DESCRIPTION OF THE TASK.
Please repeat, exactly and with nothing added, the lines running from the line that contains "Convert this chart to D3.js code." to the line that contains "const yMinor = [-0.1, 0.1, 0.3, 0.5, 0.7, 0.9];", both lines included.

ITEMS.
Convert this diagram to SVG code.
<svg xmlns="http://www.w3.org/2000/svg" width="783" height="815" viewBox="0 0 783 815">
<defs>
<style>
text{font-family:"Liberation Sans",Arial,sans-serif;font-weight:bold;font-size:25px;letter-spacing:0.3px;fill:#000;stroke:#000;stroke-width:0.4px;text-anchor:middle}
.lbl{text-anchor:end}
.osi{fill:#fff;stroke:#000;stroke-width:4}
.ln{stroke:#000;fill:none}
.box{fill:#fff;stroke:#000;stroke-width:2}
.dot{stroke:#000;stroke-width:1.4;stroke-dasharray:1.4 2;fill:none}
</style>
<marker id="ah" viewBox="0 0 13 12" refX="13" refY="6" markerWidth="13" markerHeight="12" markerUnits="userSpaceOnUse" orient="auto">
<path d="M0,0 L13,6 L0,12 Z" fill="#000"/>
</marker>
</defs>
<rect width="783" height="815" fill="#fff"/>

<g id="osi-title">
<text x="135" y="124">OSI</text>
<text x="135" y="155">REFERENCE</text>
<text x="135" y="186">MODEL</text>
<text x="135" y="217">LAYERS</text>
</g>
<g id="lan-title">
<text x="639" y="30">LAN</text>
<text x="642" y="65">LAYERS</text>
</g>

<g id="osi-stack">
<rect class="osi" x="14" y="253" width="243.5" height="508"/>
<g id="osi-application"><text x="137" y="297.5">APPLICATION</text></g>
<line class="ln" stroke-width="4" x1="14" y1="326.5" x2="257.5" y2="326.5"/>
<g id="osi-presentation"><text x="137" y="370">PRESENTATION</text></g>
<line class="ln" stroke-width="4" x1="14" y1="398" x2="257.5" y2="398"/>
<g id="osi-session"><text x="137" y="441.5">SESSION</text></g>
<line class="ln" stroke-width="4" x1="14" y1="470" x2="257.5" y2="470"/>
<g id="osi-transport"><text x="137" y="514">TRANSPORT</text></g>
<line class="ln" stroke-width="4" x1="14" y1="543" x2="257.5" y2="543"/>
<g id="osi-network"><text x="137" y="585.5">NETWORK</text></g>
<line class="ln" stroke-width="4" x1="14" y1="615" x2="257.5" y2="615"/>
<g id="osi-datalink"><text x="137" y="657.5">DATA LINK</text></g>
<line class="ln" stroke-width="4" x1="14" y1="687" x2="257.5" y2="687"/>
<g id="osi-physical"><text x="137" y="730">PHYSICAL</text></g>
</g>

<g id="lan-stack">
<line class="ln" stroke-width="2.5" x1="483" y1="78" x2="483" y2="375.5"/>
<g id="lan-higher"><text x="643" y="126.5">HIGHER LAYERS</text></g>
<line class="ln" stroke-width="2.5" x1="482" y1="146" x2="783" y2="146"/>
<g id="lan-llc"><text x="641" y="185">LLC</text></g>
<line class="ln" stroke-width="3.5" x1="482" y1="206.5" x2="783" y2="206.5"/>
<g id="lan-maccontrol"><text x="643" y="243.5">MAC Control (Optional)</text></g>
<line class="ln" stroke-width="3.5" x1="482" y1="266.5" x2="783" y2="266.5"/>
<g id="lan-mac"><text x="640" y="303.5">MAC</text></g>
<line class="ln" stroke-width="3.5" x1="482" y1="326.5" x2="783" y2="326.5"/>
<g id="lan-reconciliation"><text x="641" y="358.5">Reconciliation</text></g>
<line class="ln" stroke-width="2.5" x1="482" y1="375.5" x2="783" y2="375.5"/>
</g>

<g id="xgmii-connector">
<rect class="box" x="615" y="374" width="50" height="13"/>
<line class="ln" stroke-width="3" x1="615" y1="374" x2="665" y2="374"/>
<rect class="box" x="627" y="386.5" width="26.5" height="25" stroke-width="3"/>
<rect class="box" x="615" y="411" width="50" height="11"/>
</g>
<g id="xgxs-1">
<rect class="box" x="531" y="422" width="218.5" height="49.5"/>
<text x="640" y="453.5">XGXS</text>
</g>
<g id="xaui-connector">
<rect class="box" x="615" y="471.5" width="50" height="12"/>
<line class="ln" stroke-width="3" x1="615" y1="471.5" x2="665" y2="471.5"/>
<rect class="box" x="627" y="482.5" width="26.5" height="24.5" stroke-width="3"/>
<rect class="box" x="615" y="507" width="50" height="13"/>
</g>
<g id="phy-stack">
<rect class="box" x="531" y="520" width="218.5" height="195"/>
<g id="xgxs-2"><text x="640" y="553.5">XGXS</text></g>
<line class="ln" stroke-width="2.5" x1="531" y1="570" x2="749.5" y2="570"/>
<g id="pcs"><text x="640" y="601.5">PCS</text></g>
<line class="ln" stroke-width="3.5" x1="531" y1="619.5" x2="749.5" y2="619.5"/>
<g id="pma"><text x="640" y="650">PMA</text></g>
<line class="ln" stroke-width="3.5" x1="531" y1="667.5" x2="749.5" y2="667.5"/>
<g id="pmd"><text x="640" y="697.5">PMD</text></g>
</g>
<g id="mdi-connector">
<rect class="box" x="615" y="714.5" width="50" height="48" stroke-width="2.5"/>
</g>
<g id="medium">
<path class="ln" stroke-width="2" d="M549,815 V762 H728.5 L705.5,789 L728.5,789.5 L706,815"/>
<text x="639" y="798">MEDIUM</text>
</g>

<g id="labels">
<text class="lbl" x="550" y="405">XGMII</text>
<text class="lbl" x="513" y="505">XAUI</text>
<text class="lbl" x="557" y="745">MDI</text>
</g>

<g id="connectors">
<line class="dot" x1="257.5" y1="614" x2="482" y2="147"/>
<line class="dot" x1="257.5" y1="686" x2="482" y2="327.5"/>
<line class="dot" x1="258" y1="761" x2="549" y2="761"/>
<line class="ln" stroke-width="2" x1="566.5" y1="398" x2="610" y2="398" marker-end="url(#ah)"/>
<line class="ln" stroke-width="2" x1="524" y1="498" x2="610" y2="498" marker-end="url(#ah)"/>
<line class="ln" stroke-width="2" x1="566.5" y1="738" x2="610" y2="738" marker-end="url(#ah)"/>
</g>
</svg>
--
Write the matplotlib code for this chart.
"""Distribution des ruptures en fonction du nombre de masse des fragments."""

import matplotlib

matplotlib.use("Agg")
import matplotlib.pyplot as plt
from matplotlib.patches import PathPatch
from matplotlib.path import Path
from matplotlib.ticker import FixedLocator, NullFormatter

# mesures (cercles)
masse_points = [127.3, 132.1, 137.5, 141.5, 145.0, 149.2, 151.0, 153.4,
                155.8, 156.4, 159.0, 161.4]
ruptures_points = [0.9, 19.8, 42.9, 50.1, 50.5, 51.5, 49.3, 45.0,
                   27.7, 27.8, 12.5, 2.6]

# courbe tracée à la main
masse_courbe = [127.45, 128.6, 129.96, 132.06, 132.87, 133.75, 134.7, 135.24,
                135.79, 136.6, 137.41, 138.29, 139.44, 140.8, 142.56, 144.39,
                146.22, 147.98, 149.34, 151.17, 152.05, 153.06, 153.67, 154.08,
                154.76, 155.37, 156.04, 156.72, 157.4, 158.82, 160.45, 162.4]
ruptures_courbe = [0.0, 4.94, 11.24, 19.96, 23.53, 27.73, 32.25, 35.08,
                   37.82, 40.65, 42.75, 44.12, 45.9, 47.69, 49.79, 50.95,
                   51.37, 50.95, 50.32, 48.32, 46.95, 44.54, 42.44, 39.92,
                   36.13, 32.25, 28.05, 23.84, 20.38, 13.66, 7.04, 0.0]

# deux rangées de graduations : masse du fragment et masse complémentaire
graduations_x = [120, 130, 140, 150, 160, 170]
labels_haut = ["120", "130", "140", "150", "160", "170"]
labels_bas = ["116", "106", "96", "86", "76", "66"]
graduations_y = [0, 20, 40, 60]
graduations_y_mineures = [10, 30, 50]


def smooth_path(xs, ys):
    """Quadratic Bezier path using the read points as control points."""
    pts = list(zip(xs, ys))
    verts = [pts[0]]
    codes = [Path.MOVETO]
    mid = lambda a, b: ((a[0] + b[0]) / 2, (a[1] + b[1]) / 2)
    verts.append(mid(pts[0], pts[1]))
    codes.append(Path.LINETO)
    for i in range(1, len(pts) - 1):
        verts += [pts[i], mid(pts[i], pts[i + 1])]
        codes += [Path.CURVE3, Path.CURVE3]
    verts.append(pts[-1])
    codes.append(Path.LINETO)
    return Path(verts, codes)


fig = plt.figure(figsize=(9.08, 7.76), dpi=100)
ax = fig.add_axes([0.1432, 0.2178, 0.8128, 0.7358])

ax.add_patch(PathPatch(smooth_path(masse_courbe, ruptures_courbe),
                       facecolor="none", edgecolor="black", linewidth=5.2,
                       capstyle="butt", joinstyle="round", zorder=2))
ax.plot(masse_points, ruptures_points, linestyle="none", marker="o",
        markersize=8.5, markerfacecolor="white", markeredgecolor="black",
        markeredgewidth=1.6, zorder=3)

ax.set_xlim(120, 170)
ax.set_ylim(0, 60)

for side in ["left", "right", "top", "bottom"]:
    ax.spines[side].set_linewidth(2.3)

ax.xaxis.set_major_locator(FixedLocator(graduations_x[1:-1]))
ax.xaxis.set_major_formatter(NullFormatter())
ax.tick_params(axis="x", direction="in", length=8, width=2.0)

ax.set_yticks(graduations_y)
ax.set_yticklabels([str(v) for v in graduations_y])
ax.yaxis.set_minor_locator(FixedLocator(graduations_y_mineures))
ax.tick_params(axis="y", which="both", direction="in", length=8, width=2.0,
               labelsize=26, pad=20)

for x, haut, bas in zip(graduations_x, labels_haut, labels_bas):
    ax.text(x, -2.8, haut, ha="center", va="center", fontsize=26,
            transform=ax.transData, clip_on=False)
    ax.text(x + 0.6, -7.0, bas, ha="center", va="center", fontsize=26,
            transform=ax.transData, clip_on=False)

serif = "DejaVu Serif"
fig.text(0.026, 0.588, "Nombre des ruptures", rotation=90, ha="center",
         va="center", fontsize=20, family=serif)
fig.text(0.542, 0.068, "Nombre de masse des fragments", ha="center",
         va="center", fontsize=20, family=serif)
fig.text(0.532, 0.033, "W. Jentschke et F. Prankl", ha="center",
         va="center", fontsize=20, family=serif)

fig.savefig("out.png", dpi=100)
--
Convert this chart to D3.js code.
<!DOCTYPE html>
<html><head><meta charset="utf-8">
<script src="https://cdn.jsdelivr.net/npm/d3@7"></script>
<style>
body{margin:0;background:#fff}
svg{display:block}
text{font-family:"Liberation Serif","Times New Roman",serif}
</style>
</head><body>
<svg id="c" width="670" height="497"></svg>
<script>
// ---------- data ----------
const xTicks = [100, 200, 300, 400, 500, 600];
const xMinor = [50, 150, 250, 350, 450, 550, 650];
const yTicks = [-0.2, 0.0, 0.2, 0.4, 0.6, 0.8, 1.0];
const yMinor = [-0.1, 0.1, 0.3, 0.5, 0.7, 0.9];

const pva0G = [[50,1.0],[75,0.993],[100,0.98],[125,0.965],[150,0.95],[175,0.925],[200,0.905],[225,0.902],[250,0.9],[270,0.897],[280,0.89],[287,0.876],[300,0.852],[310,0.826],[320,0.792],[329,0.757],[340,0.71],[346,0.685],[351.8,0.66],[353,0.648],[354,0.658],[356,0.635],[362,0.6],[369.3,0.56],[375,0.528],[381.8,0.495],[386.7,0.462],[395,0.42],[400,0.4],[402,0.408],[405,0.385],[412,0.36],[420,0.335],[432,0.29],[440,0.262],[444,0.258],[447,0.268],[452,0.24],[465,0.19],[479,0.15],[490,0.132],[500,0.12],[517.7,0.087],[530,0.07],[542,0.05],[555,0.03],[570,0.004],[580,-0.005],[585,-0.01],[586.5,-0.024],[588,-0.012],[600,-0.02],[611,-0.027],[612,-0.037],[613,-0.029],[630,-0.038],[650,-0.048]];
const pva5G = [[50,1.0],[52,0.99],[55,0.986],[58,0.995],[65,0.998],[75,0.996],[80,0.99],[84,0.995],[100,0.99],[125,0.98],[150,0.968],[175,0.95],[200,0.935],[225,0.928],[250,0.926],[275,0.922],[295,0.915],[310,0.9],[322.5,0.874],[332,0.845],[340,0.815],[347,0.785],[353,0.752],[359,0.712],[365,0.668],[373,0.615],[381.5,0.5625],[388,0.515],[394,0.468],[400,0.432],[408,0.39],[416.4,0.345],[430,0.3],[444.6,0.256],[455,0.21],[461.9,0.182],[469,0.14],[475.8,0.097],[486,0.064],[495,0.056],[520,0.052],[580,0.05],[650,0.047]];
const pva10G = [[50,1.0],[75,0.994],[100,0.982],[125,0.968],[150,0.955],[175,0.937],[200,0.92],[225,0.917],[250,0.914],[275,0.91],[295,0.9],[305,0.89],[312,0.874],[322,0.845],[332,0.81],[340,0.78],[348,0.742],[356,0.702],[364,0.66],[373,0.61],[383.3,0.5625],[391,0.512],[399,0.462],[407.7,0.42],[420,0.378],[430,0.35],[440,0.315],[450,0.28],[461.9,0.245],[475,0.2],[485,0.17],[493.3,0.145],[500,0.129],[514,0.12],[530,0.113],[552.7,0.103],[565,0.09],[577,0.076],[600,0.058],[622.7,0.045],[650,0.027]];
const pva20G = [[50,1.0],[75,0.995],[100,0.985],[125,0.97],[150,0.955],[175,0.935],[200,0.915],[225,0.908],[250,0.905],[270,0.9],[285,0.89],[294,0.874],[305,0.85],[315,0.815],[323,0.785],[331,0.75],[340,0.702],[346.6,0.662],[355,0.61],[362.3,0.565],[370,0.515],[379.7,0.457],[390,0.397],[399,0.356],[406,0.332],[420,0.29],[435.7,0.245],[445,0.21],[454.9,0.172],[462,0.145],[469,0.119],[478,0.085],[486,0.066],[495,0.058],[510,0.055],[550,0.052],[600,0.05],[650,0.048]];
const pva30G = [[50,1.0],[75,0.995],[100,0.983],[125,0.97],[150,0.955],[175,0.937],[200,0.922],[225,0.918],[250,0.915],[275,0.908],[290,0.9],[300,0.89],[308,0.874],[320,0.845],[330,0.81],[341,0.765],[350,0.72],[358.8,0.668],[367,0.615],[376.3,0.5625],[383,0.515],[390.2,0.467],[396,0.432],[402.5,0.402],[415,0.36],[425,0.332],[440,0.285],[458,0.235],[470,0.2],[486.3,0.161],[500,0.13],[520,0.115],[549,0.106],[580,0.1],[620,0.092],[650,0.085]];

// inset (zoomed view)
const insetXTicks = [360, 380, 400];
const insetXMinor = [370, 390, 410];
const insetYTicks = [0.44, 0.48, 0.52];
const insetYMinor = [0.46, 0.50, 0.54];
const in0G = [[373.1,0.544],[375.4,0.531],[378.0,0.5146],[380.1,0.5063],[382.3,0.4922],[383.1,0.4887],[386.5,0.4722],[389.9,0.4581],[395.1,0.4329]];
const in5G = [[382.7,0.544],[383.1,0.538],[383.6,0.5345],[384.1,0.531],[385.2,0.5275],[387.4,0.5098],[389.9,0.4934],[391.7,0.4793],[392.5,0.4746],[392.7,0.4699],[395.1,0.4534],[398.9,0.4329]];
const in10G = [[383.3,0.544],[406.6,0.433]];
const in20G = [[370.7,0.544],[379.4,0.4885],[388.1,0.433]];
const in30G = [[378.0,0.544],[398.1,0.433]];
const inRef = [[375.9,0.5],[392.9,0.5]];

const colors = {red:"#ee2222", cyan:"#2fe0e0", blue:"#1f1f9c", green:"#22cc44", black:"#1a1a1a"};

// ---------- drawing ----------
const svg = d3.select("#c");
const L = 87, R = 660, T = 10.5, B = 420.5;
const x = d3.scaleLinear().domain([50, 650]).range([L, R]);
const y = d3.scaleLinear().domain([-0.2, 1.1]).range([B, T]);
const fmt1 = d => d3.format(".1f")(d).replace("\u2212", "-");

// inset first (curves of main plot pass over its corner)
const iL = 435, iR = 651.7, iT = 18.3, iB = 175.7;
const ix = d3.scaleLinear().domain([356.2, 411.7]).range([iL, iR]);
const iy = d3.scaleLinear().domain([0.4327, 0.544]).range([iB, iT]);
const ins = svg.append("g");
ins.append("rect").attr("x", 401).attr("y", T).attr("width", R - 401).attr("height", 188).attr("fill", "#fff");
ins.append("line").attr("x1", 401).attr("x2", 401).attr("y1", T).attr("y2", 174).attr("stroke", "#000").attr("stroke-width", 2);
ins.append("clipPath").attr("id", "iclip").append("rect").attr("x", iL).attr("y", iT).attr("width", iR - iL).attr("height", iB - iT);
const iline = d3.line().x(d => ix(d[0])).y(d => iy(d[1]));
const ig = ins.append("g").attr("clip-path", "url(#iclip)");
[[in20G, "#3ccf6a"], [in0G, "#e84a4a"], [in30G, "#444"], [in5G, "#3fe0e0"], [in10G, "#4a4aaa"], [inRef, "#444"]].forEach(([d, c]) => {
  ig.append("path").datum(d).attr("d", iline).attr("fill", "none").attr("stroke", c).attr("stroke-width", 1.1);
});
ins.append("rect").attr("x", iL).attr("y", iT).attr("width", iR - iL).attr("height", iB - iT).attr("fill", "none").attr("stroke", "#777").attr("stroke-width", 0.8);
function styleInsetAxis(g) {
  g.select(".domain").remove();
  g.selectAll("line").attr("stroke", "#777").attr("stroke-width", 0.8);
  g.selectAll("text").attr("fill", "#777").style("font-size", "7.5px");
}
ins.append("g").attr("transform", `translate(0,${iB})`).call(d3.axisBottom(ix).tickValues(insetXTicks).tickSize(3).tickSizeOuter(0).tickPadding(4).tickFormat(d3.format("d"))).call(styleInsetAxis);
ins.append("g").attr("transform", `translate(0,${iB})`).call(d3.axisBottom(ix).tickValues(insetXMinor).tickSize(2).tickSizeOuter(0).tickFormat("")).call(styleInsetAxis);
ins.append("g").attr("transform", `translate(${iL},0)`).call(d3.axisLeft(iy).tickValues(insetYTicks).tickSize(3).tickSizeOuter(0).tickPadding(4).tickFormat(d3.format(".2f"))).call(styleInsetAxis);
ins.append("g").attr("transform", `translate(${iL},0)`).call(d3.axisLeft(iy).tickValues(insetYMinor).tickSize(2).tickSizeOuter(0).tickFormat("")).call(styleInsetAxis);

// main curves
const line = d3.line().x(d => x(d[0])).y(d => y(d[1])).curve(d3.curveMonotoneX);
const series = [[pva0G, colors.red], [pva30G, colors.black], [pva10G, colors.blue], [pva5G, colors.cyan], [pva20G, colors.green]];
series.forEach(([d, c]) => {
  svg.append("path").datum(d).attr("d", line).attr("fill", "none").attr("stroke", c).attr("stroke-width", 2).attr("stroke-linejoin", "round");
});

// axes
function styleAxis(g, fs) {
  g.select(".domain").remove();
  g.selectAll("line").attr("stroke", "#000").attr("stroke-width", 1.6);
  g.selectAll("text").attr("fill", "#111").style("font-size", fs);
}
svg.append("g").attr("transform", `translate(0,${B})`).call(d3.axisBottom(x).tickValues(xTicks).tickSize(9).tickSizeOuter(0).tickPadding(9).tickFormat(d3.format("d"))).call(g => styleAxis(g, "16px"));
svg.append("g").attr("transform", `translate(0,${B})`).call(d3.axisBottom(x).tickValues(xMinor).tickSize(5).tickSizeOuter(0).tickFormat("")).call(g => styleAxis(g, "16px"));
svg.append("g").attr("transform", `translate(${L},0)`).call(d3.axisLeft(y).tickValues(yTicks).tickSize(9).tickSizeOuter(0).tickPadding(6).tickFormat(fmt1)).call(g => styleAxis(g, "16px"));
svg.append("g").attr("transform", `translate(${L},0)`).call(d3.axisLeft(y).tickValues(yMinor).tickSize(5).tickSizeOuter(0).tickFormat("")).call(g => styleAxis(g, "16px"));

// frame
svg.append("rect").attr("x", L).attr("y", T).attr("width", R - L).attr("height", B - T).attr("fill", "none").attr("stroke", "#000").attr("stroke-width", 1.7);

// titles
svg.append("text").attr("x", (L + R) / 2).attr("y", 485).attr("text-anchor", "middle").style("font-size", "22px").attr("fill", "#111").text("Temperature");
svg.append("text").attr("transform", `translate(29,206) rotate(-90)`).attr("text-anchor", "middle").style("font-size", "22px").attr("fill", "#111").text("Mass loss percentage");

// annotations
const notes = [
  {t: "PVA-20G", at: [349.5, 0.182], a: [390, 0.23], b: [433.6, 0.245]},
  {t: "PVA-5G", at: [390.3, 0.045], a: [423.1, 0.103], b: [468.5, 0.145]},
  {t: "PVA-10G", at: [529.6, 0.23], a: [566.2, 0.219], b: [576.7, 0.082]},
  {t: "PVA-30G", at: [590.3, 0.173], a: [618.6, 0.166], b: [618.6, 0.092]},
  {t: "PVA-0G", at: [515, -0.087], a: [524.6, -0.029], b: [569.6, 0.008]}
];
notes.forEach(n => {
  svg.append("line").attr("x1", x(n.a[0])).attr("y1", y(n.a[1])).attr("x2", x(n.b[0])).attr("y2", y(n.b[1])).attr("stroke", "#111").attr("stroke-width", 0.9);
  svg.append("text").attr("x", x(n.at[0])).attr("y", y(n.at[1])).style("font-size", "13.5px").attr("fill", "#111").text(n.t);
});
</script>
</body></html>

RESPONSE.
Convert this chart to D3.js code.
<!DOCTYPE html>
<html><head><meta charset="utf-8">
<script src="https://cdn.jsdelivr.net/npm/d3@7"></script>
<style>
body{margin:0;background:#fff}
svg{display:block}
text{font-family:"Liberation Serif","Times New Roman",serif}
</style>
</head><body>
<svg id="c" width="670" height="497"></svg>
<script>
// ---------- data ----------
const xTicks = [100, 200, 300, 400, 500, 600];
const xMinor = [50, 150, 250, 350, 450, 550, 650];
const yTicks = [-0.2, 0.0, 0.2, 0.4, 0.6, 0.8, 1.0];
const yMinor = [-0.1, 0.1, 0.3, 0.5, 0.7, 0.9];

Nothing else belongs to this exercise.